Figure 10: Impact of the compute imbalance tolerance factor; optimal range minimizes memory without increasing iteration latency.
System and Algorithmic Trade-offs
DistCA's design choices—token-level sharding, in-place attention servers, and ping-pong scheduling—address the fundamental mismatch between CA and other transformer components. The system achieves high memory utilization and compute balance without the scalability limitations of CP or the memory divergence of variable-length chunking. The scheduler's cost-benefit heuristic enables fine-grained control over the trade-off between load balance and communication volume.
The main limitation is memory fragmentation due to variable tensor shapes in CA requests, which introduces CPU overhead and degrades performance in large-scale experiments. Static memory allocation and CUDA Graphs are proposed as future optimizations.
Implications and Future Directions
CAD provides a principled approach to decoupling compute and memory scaling in LLM training, enabling efficient utilization of heterogeneous resources. The stateless and composable nature of CA suggests further opportunities for hardware specialization and dynamic resource allocation. Dedicated attention server pools could enhance fault tolerance and performance isolation. Extending the scheduler to support partial context sharding and more precise communication modeling could further improve efficiency.

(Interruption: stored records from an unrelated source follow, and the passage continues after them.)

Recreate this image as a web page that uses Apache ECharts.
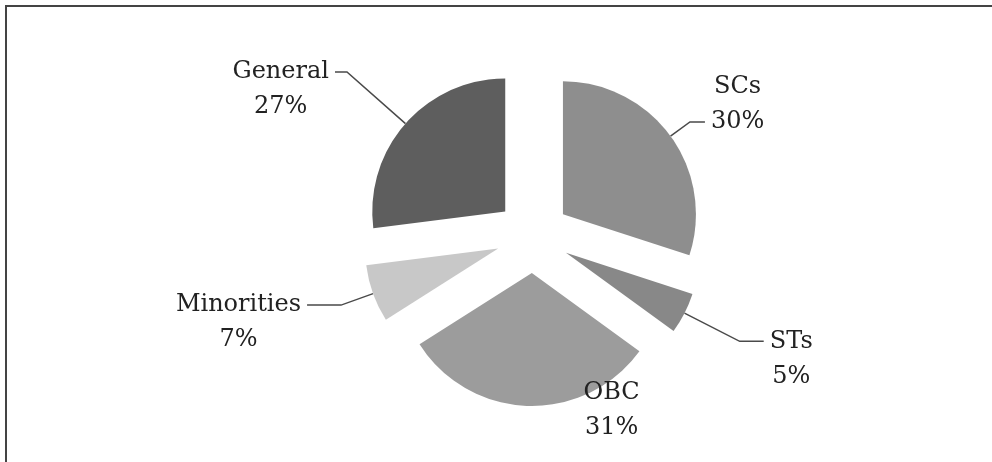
<!DOCTYPE html>
<html><head><meta charset="utf-8">
<script src="https://cdn.jsdelivr.net/npm/echarts@6/dist/echarts.min.js"></script>
<style>html,body{margin:0;padding:0;background:#fff}#c{width:992px;height:462px}</style>
</head><body><div id="c"></div>
<script>
const categories = ['SCs', 'STs', 'OBC', 'Minorities', 'General'];
const values = [30, 5, 31, 7, 27];
const colors = ['#8e8e8e', '#888888', '#9c9c9c', '#c8c8c8', '#5e5e5e'];

// leader-line styling per slice (styles, not data)
const style = {
  len:  [24, 62, 1, 34, 78],
  len2: [15, 24, 1, 34, 12],
  anchor: [1, 0, -1, 0, 0],   // which text line sits at the leader line end (-1: no line)
  lineH: 35,
  gap: 6
};

const chart = echarts.init(document.getElementById('c'), null, {renderer: 'canvas'});
const data = categories.map((name, i) => ({
  name: name,
  value: values[i],
  selected: true,
  itemStyle: {color: colors[i]},
  labelLine: {show: style.anchor[i] >= 0, length: style.len[i], length2: style.len2[i]}
}));

chart.setOption({
  backgroundColor: '#ffffff',
  animation: false,
  graphic: [{
    type: 'polyline',
    shape: {points: [[6, 462], [6, 6], [992, 6]]},
    style: {stroke: '#444', lineWidth: 2, fill: null},
    silent: true
  }],
  series: [{
    type: 'pie',
    center: [533, 236],
    radius: [0, 133],
    startAngle: 90,
    clockwise: true,
    selectedMode: 'multiple',
    selectedOffset: 37,
    emphasis: {disabled: true},
    avoidLabelOverlap: false,
    label: {
      show: true,
      position: 'outside',
      formatter: '{b}\n{d}%',
      fontFamily: 'DejaVu Serif',
      fontSize: 24,
      lineHeight: style.lineH,
      color: '#222'
    },
    labelLine: {lineStyle: {color: '#4a4a4a', width: 1.5}, smooth: false},
    labelLayout: function (p) {
      const i = p.dataIndex;
      const lr = p.labelRect;
      const pts = p.labelLinePoints;
      if (!pts) return {};
      const right = p.align === 'left';
      const anchorX = right ? lr.x : lr.x + lr.width;
      const anchorY = lr.y + lr.height / 2;
      let cx, cy;
      if (style.anchor[i] < 0) {
        cx = pts[0][0] + 84;
        cy = pts[0][1] + 4;
      } else {
        const end = pts[2];
        cx = right ? end[0] + style.gap + lr.width / 2 : end[0] - style.gap - lr.width / 2;
        cy = end[1] + (style.anchor[i] === 0 ? style.lineH / 2 : -style.lineH / 2);
      }
      return {dx: cx - anchorX, dy: cy - anchorY, align: 'center'};
    },
    data: data
  }]
});
</script>
</body></html>
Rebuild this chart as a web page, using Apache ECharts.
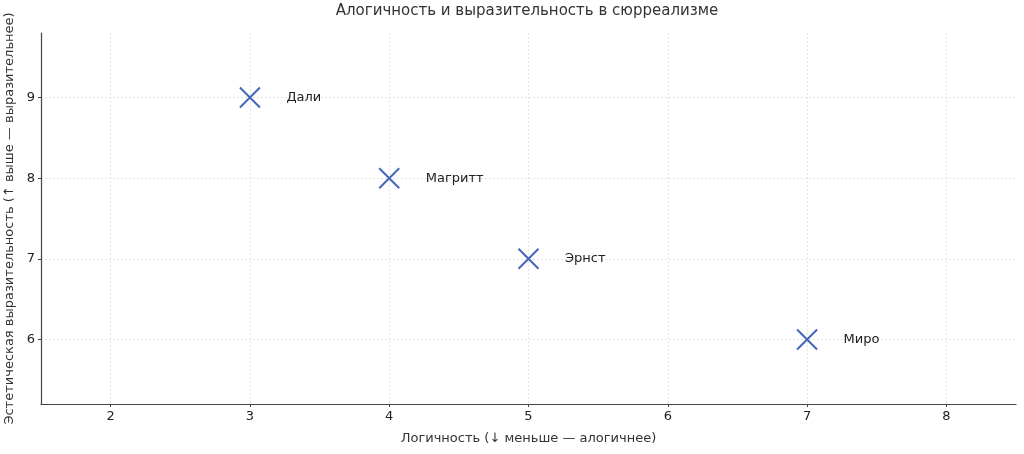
<!DOCTYPE html>
<html>
<head>
<meta charset="utf-8">
<script src="https://cdn.jsdelivr.net/npm/echarts@6/dist/echarts.min.js"></script>
<style>html,body{margin:0;padding:0;background:#fff}#c{width:1024px;height:454px}</style>
</head>
<body>
<div id="c"></div>
<script>
var artists = ['Дали', 'Магритт', 'Эрнст', 'Миро'];
var logic = [3, 4, 5, 7];
var expressiveness = [9, 8, 7, 6];
var xTicks = [2, 3, 4, 5, 6, 7, 8];
var yTicks = [6, 7, 8, 9];

var chart = echarts.init(document.getElementById('c'));
var font = 'DejaVu Sans';
var data = artists.map(function (n, i) { return [logic[i], expressiveness[i], n]; });
chart.setOption({
  animation: false,
  backgroundColor: '#fff',
  textStyle: { fontFamily: font },
  title: {
    text: 'Алогичность и выразительность в сюрреализме',
    left: 522, top: 4, textAlign: 'center', padding: [0, 5],
    textStyle: { fontFamily: font, fontSize: 15, fontWeight: 'normal', color: '#333' }
  },
  grid: { left: 41, right: 8, top: 33, bottom: 50, outerBoundsMode: 'none', containLabel: false },
  xAxis: {
    type: 'value', min: 1.5, max: 8.5, interval: 1,
    name: 'Логичность (↓ меньше — алогичнее)',
    nameLocation: 'middle', nameGap: 28,
    nameTextStyle: { fontFamily: font, fontSize: 13, color: '#333' },
    axisLine: { show: true, onZero: false, lineStyle: { color: '#444', width: 1.2 } },
    axisTick: { show: true, length: 3, lineStyle: { color: '#444' }, customValues: xTicks },
    axisLabel: { fontFamily: font, fontSize: 13, color: '#222', margin: 6, customValues: xTicks },
    splitLine: { show: true, lineStyle: { color: '#ddd', type: [2, 2], width: 0.8 } }
  },
  yAxis: {
    type: 'value', min: 5.2, max: 9.8, interval: 1,
    name: 'Эстетическая выразительность (↑ выше — выразительнее)',
    nameLocation: 'middle', nameGap: 25,
    nameTextStyle: { fontFamily: font, fontSize: 13, color: '#333' },
    axisLine: { show: true, onZero: false, lineStyle: { color: '#444', width: 1.2 } },
    axisTick: { show: true, length: 3, lineStyle: { color: '#444' }, customValues: yTicks },
    axisLabel: { fontFamily: font, fontSize: 13, color: '#222', margin: 6, customValues: yTicks },
    splitLine: { show: true, lineStyle: { color: '#ddd', type: [2, 2], width: 0.8 } }
  },
  series: [{
    type: 'scatter',
    data: data,
    symbol: 'path://M0,0 L10,10 M10,0 L0,10',
    symbolSize: 20,
    itemStyle: { color: 'none', borderColor: '#4466bb', borderWidth: 2, opacity: 1 },
    label: {
      show: true, position: 'right', distance: 24,
      formatter: function (p) { return p.value[2]; },
      fontFamily: font, fontSize: 13, color: '#222'
    }
  }]
});
</script>
</body>
</html>
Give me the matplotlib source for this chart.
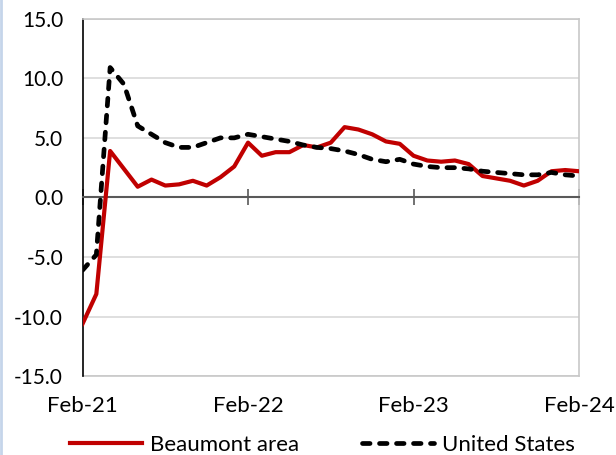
import matplotlib
matplotlib.use("Agg")
import matplotlib.pyplot as plt
import matplotlib.transforms as mtransforms
import numpy as np
import pandas as pd

# monthly, Feb-21 .. Feb-24 (year-over-year % change)
months = pd.date_range("2021-02-01", "2024-02-01", freq="MS")
beaumont = [-10.6, -8.1, 3.9, 2.4, 0.9, 1.5, 1.0, 1.1, 1.4, 1.0, 1.7, 2.6,
            4.6, 3.5, 3.8, 3.8, 4.4, 4.2, 4.6, 5.9, 5.7, 5.3, 4.7, 4.5,
            3.5, 3.1, 3.0, 3.1, 2.8, 1.8, 1.6, 1.4, 1.0, 1.4, 2.2, 2.3, 2.2]
us = [-6.1, -4.8, 10.9, 9.5, 6.0, 5.3, 4.6, 4.2, 4.2, 4.6, 5.0, 5.0,
      5.3, 5.1, 4.9, 4.7, 4.4, 4.2, 4.1, 3.9, 3.6, 3.2, 3.0, 3.2,
      2.8, 2.6, 2.5, 2.5, 2.4, 2.2, 2.1, 2.0, 1.9, 1.9, 2.1, 1.9, 1.8]
tick_idx = [0, 12, 24, 36]
tick_labels = ["Feb-21", "Feb-22", "Feb-23", "Feb-24"]
yticks = [-15, -10, -5, 0, 5, 10, 15]

plt.rcParams["font.family"] = ["Lato", "DejaVu Sans"]
FS = 16

fig = plt.figure(figsize=(6.16, 4.55), dpi=100)
ax = fig.add_axes([0.134, 0.173, 0.806, 0.786])

x = np.arange(len(months))
ax.plot(x, beaumont, color="#c00000", lw=3.0, label="Beaumont area", zorder=3)
ax.plot(x, us, color="black", lw=3.4, dashes=(1.6, 2.0), dash_capstyle="round",
        label="United States", zorder=4)

ax.set_xlim(0, 36)
ax.set_ylim(-15, 15)
ax.set_yticks(yticks)
ax.set_yticklabels([f"{v:.1f}" for v in yticks], fontsize=15)
ax.tick_params(axis="y", length=0, pad=14)
ax.yaxis.grid(True, color="#d9d9d9", lw=1.2)
ax.set_axisbelow(True)

# light plot-area frame, black left axis, x axis crossing at zero
for s in ["top", "right"]:
    ax.spines[s].set_color("#c8c8c8")
    ax.spines[s].set_linewidth(1.2)
ax.spines["left"].set_color("black")
ax.spines["left"].set_linewidth(1.2)
ax.spines["bottom"].set_position(("data", 0))
ax.spines["bottom"].set_color("#595959")
ax.spines["bottom"].set_linewidth(1.5)
ax.axhline(-15, color="#c8c8c8", lw=1.2, zorder=1, clip_on=False)

ax.set_xticks(tick_idx)
ax.tick_params(axis="x", direction="inout", length=11, width=1.2, color="#595959", labelbottom=False)
trans = mtransforms.blended_transform_factory(ax.transData, ax.transAxes)
for i, lab in zip(tick_idx, tick_labels):
    ax.text(i, -0.084, lab, transform=trans, ha="center", va="center", fontsize=FS)

fig.legend(loc="center", ncol=2, frameon=False, fontsize=FS,
           bbox_to_anchor=(0.5235, 0.022), handlelength=3.25, columnspacing=2.85, handletextpad=0.36)

# thin blue rule on the left edge of the figure
fig.add_artist(plt.Line2D([0.002, 0.002], [0, 1], color="#c5d5ea", lw=2, transform=fig.transFigure))

fig.savefig("out.png", dpi=100)
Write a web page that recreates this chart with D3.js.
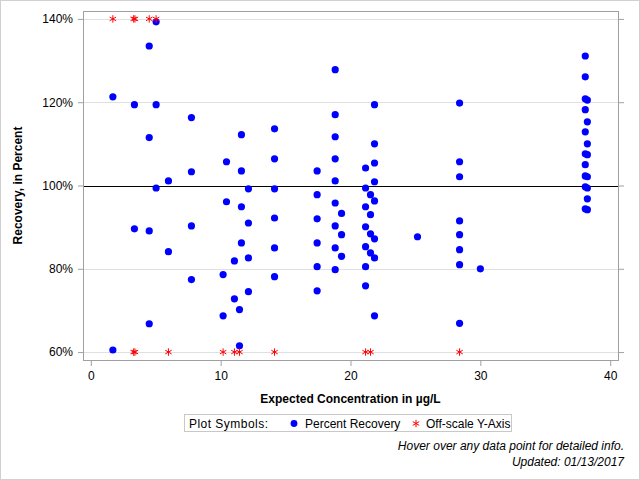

The separation of CA from context-independent layers may also inform future model architectures and training paradigms, particularly for ultra-long-context or multi-modal models where attention bottlenecks dominate. The demonstrated throughput improvements and scalability suggest that CAD can be foundational for next-generation LLM training systems.
Conclusion
Core Attention Disaggregation, as implemented in DistCA, addresses the critical challenge of load imbalance in long-context LLM training by decoupling and independently scheduling core attention computation. The system leverages the statelessness and composability of CA, achieving up to 1.35x throughput improvement and near-linear scaling on large GPU clusters. The approach eliminates DP/PP stragglers and maintains high resource utilization, with practical implications for scalable, efficient LLM training. Future work may extend CAD to dedicated hardware, more flexible scheduling, and broader model classes.